Start of Given records
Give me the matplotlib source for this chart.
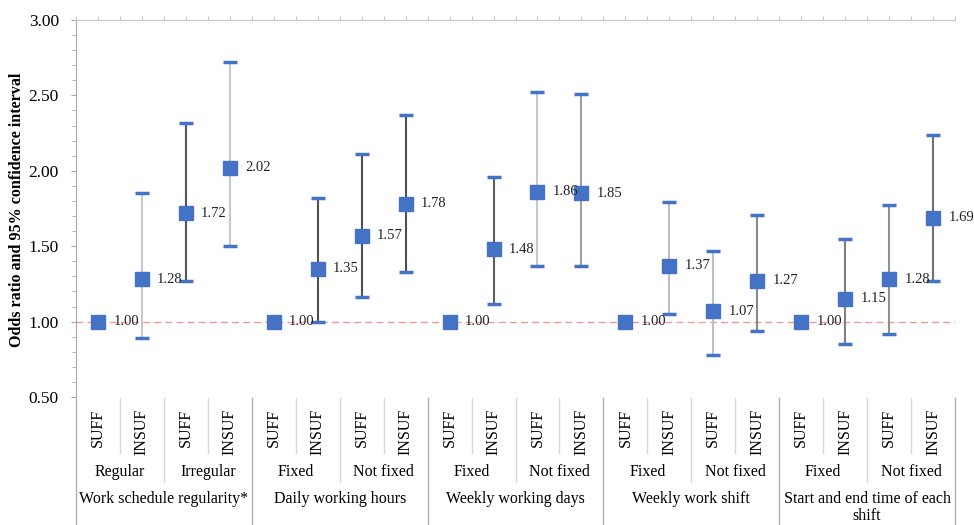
End of Given records
Start of Given records
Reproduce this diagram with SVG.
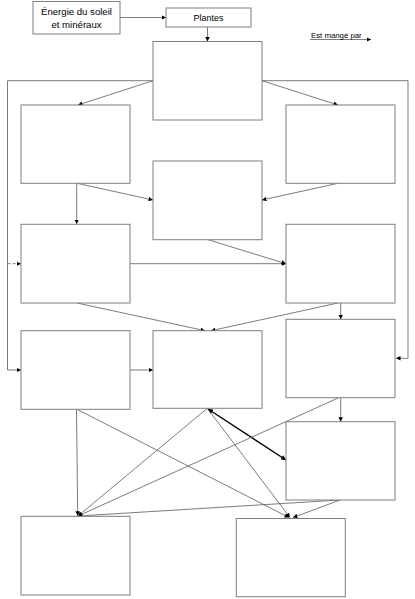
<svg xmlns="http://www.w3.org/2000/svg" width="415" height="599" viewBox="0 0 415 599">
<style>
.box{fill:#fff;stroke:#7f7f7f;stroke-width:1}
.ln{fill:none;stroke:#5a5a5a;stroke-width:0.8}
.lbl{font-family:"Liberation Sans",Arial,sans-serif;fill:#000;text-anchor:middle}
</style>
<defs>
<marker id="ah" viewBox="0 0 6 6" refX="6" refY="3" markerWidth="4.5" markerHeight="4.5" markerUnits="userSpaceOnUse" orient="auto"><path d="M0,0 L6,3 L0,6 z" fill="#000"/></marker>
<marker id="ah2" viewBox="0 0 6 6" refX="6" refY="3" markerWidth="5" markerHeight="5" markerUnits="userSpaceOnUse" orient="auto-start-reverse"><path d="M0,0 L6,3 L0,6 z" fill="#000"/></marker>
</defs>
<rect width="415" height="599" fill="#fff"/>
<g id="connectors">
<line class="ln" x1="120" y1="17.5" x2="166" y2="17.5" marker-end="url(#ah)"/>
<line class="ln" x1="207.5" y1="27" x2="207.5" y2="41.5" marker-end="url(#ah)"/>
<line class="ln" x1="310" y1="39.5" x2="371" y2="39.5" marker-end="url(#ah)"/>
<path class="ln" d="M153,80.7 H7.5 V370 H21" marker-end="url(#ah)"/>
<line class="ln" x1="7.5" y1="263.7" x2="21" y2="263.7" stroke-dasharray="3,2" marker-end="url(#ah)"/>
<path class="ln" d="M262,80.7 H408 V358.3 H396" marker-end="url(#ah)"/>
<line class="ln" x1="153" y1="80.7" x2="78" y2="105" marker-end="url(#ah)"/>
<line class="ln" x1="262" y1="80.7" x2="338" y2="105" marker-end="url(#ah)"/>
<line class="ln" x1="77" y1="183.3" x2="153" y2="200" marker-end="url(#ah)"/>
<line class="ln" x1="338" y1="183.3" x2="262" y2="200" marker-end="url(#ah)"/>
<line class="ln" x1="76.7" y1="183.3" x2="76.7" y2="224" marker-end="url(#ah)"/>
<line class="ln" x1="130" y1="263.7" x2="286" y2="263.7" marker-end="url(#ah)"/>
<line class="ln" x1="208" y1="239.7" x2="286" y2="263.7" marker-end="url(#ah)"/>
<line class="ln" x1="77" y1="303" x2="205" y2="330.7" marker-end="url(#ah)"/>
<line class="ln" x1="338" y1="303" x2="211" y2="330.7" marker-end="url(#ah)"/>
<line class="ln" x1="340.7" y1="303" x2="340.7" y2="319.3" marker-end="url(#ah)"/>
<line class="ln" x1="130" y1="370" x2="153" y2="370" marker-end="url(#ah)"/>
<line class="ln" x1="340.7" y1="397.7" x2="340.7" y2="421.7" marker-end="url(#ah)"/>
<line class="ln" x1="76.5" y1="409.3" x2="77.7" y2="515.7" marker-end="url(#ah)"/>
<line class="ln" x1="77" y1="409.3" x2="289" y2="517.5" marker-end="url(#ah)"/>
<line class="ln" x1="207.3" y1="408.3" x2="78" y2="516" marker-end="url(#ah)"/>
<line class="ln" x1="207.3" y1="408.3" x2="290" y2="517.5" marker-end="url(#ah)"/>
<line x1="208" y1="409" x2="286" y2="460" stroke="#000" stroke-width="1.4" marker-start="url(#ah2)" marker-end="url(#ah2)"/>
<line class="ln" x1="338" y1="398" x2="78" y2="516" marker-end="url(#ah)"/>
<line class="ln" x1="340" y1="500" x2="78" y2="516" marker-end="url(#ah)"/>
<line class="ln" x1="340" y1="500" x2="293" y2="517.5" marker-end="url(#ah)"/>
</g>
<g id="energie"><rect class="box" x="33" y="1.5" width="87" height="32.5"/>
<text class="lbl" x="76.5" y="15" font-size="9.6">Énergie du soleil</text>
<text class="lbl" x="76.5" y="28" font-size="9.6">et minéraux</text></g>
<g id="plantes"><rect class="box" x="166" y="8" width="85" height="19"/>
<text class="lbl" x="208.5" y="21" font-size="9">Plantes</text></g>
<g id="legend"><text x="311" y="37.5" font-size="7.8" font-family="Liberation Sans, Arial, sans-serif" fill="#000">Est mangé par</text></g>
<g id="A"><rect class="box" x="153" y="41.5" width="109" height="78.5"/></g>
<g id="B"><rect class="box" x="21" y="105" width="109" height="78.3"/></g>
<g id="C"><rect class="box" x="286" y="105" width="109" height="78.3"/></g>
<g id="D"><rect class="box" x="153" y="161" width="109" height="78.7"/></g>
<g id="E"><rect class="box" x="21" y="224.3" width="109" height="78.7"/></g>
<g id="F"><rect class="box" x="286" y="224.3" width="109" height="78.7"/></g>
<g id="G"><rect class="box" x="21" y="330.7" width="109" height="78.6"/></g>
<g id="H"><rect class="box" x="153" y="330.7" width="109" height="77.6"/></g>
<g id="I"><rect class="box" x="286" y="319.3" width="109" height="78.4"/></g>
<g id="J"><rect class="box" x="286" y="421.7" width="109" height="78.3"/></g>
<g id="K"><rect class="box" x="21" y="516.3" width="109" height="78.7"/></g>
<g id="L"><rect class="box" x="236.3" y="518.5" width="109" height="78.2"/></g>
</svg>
End of Given records
Start of Given records
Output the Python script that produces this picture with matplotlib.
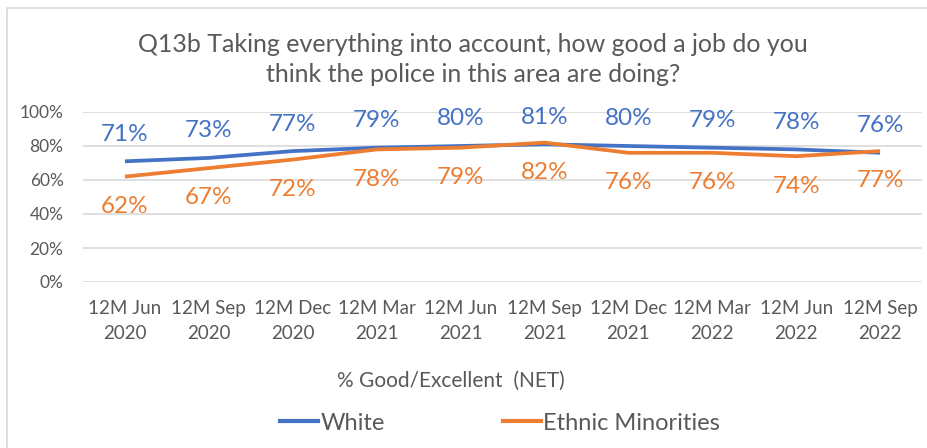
End of Given records
Task to carry out
Determine the number of lines in the entries above where the string "matplotlib" appears. Answer with the number alone.

Response
2